FAÇON MISSION IMPOSSIBLE
Votre mission, Berni, si vous l'acceptez, sera de rédiger une critique de ce livre qui puisse être comprise de tous les lecteurs.
Il va de soi que si vous échouiez dans votre mission, vous ne seriez pas couvert par la communauté de Babelio.
Ce livre s'auto-détruira dans les cinq secondes. ♫ Ttt ttt ttt ttt ttt ttt ttt ttt ttt !!! ♫

Il s'agit dans ce livre non pas de célébrer un texte mais son cheminement labyrinthique, ses vertiges, ses limbes, ses fractales.
Au fur et à mesure que j'avançais dans les méandres de ce livre, j'ai eu peur de découvrir le dénouement rationnel qui viendrait sceller définitivement l'histoire comme une porte qui se referme sur le vide abyssal.
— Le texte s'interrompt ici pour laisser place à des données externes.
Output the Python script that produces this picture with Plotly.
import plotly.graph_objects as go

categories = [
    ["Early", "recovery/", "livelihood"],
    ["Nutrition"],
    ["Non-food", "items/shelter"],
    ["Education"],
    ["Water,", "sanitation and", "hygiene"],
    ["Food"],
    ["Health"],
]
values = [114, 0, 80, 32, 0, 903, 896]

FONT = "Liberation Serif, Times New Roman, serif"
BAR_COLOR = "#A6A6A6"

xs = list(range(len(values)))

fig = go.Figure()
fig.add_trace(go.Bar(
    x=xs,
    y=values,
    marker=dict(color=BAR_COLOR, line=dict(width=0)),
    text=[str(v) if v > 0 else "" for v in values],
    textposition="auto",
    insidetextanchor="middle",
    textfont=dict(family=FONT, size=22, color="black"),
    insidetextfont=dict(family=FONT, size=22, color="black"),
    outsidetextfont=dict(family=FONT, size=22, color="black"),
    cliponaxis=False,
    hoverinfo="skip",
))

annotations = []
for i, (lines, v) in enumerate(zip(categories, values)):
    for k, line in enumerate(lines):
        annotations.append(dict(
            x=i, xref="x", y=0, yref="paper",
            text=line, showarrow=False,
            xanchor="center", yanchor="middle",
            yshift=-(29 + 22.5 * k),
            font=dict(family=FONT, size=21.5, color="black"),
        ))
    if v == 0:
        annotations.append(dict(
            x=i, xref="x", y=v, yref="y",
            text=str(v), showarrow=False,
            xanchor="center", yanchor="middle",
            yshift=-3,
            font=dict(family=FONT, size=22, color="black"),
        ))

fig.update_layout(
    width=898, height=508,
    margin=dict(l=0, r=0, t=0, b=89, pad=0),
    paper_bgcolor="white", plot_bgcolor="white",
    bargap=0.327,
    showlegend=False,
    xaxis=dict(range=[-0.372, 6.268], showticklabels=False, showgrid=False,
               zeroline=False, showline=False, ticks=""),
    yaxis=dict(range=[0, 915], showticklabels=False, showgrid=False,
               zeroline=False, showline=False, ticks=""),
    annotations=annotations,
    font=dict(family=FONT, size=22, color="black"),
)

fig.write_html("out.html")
Au fond, je n'avais qu'une seule peur, c'était de quitter cette lecture, car j'étais habité par ce livre…
La maison des feuilles n'est peut-être rien d'autre qu'une histoire d'amour mal comprise.
« Ne demande jamais ton chemin à quelqu'un qui le connaît, car tu ne pourrais pas t'égarer ! »
Nahman de Braslaw

Dans cette lecture commune, je remercie mes compagnons de route, Sandrine (HundredDreams), Doriane (Yaena), Nicola (NicolaK), Paul (El_Camaleon_Barbudo) et Jean-Michel (Michemuche). Sans eux, je me serais perdu à jamais dans les limbes de ce livre.